» **STATED PROBLEM**: Exactly the lines from the first line of the records to the line holding "const chart = echarts.init(document.getElementById('chart'))" should be duplicated, and nothing more; pictures stay out.

++++++++++

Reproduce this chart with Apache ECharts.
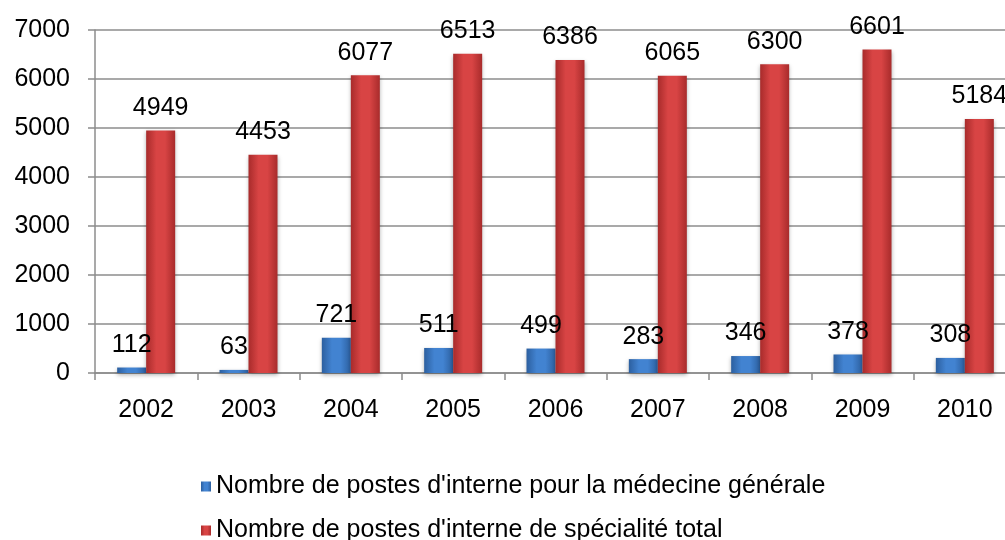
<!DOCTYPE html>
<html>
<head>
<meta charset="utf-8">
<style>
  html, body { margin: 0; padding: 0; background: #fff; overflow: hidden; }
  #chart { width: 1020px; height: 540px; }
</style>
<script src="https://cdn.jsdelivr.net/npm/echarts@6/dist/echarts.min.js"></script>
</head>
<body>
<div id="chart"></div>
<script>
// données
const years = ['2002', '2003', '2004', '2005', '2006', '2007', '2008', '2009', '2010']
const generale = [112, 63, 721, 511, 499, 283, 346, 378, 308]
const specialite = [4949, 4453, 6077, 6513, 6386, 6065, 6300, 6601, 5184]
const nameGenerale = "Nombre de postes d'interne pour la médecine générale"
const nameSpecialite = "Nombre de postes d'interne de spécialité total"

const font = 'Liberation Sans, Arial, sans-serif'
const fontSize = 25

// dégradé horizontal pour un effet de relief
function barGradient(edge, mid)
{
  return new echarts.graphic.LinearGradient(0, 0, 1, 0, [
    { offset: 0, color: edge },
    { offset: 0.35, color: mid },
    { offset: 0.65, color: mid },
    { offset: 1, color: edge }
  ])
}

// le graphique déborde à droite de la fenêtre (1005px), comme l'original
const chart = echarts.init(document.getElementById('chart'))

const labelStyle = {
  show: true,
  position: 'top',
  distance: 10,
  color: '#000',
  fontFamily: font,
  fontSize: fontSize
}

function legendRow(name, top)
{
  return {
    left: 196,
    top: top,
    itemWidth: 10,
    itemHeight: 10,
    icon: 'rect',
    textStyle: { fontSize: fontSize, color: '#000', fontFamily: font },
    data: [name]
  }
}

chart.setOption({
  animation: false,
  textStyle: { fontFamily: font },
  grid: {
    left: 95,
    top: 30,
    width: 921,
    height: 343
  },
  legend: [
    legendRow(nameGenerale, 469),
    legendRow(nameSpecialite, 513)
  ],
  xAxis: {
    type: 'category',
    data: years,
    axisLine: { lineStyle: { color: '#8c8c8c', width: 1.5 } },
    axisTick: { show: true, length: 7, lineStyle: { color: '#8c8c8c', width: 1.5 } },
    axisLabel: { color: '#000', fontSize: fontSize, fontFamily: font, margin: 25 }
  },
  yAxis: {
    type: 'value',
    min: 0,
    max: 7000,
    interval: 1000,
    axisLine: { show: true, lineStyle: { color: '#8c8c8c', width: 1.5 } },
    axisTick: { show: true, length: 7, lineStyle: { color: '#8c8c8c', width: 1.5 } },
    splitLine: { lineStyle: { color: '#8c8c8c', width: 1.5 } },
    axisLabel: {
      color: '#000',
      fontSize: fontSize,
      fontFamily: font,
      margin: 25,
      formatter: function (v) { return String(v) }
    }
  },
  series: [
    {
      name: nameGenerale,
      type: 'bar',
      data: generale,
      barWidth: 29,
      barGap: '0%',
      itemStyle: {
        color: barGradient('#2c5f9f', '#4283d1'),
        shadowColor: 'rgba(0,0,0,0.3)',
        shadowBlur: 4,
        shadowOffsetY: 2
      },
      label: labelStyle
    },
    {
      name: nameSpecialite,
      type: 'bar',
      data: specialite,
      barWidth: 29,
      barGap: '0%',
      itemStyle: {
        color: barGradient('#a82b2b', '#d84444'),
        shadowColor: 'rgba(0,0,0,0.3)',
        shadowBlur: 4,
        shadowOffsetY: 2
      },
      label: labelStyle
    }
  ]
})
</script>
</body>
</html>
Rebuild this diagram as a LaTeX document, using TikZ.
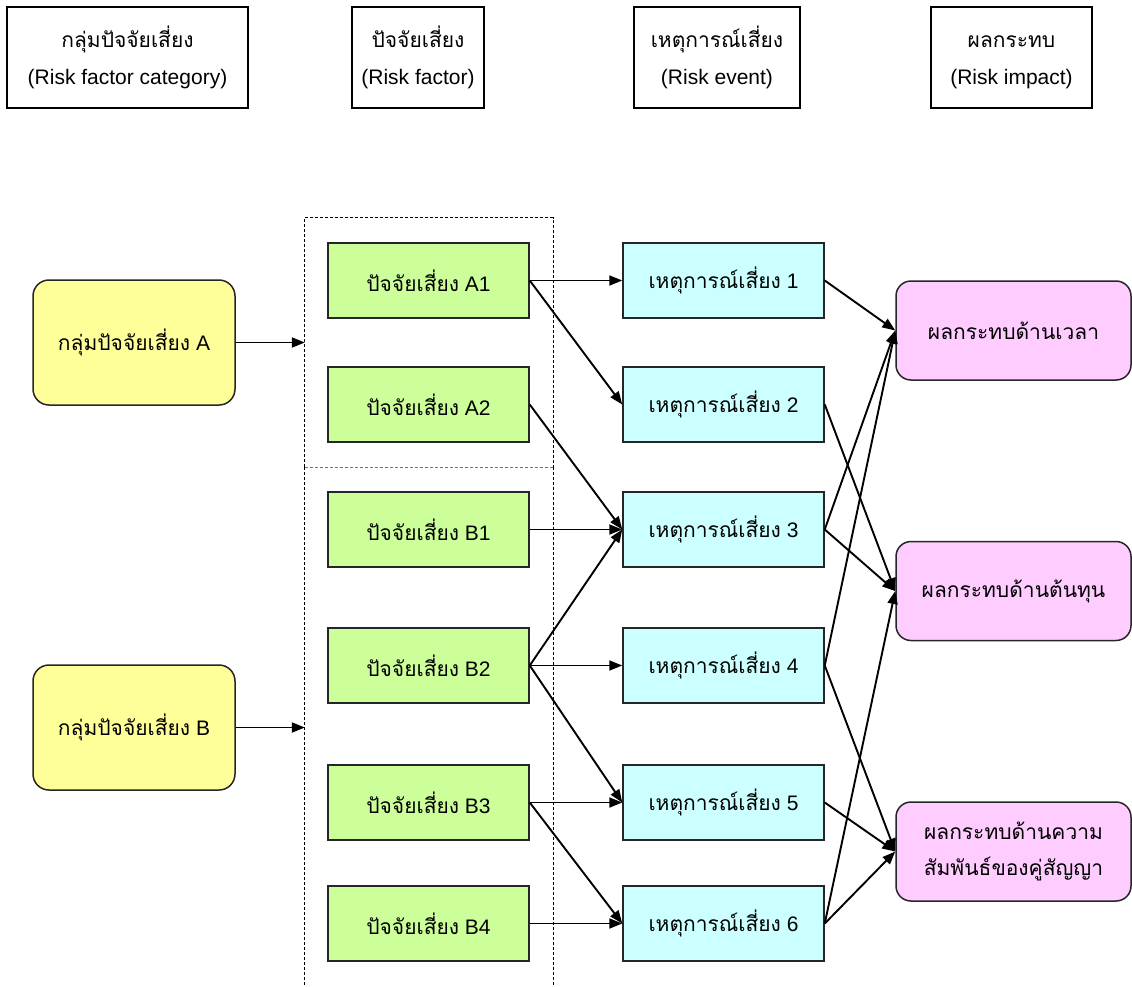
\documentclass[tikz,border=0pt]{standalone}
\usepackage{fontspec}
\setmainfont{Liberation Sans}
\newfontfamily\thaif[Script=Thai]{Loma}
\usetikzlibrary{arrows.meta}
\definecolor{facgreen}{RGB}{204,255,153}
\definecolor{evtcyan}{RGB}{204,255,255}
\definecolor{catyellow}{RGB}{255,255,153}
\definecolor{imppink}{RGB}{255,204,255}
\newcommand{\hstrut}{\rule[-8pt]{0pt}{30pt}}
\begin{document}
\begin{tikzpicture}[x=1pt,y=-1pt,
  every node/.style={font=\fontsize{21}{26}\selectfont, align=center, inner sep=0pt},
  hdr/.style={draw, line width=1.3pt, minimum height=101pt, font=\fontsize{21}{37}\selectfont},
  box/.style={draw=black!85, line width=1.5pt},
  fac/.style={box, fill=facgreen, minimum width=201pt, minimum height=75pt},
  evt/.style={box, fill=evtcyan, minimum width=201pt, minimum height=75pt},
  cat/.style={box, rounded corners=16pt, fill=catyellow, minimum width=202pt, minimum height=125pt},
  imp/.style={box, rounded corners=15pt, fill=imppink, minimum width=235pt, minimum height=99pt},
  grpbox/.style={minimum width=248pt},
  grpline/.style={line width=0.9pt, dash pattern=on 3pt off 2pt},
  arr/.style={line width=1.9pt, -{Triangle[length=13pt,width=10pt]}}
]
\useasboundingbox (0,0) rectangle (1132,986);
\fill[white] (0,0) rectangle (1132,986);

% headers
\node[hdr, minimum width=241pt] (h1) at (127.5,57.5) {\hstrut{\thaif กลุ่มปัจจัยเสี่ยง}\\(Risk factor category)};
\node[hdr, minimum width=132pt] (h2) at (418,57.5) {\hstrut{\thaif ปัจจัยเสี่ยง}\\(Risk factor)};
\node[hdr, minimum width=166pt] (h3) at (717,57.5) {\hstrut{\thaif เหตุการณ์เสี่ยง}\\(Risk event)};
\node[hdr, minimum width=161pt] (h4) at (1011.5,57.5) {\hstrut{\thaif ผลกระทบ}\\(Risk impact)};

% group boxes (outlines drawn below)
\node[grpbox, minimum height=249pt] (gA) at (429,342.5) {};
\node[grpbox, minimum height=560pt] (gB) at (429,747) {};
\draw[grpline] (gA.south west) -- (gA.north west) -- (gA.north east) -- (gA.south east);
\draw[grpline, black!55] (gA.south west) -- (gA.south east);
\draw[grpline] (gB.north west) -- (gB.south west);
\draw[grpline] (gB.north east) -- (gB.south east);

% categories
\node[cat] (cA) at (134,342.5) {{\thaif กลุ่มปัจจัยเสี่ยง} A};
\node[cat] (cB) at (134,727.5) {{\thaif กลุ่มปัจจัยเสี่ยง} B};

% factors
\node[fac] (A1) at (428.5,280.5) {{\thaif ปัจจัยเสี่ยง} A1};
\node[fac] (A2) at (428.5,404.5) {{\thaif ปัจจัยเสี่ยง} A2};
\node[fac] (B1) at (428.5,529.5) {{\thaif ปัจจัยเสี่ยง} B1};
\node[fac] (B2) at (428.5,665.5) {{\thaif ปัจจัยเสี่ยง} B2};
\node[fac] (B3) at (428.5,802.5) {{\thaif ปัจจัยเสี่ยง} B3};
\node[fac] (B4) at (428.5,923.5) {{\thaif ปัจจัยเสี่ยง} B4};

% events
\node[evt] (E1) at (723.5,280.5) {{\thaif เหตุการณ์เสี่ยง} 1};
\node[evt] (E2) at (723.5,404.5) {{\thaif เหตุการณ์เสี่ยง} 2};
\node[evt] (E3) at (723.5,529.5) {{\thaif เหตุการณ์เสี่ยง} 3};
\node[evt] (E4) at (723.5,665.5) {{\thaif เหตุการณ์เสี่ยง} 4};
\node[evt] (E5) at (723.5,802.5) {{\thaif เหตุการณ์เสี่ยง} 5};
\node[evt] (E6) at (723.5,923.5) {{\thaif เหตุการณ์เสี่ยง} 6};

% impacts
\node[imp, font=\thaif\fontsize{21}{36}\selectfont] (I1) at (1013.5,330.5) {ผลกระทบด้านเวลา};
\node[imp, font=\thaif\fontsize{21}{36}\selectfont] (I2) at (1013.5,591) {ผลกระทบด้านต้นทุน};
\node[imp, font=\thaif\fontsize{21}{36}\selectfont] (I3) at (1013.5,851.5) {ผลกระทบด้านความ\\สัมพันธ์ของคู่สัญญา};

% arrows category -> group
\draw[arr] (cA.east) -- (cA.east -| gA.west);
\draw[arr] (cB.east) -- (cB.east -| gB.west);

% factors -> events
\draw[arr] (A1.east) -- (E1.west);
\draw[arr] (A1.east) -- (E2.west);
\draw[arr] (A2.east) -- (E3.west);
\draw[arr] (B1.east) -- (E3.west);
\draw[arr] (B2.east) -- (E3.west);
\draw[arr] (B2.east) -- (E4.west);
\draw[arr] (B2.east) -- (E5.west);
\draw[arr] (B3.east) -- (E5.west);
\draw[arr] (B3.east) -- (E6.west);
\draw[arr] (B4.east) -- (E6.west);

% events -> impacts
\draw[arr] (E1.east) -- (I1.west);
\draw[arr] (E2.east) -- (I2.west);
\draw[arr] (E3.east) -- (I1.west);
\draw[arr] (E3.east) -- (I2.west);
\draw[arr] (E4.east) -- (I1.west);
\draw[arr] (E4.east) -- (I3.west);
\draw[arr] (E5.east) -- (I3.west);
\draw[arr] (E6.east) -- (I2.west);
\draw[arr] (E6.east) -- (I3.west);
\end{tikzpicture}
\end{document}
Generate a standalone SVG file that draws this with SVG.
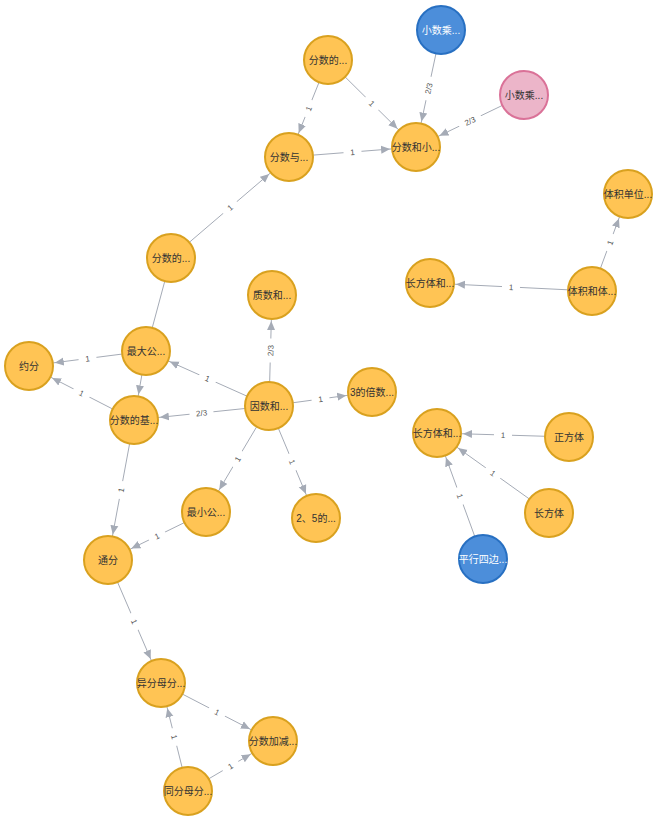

++++++++++

» **COMPLETE ANSWER**:
Reproduce this chart with Apache ECharts.
<!DOCTYPE html>
<html>
<head>
<meta charset="utf-8">
<style>
  html, body { margin: 0; padding: 0; background: #fff; overflow: hidden; }
  #chart { width: 1020px; height: 540px; }
</style>
<script src="https://cdn.jsdelivr.net/npm/echarts@6/dist/echarts.min.js"></script>
</head>
<body>
<div id="chart"></div>
<script>
// données
const years = ['2002', '2003', '2004', '2005', '2006', '2007', '2008', '2009', '2010']
const generale = [112, 63, 721, 511, 499, 283, 346, 378, 308]
const specialite = [4949, 4453, 6077, 6513, 6386, 6065, 6300, 6601, 5184]
const nameGenerale = "Nombre de postes d'interne pour la médecine générale"
const nameSpecialite = "Nombre de postes d'interne de spécialité total"

const font = 'Liberation Sans, Arial, sans-serif'
const fontSize = 25

// dégradé horizontal pour un effet de relief
function barGradient(edge, mid)
{
  return new echarts.graphic.LinearGradient(0, 0, 1, 0, [
    { offset: 0, color: edge },
    { offset: 0.35, color: mid },
    { offset: 0.65, color: mid },
    { offset: 1, color: edge }
  ])
}

// le graphique déborde à droite de la fenêtre (1005px), comme l'original
const chart = echarts.init(document.getElementById('chart'))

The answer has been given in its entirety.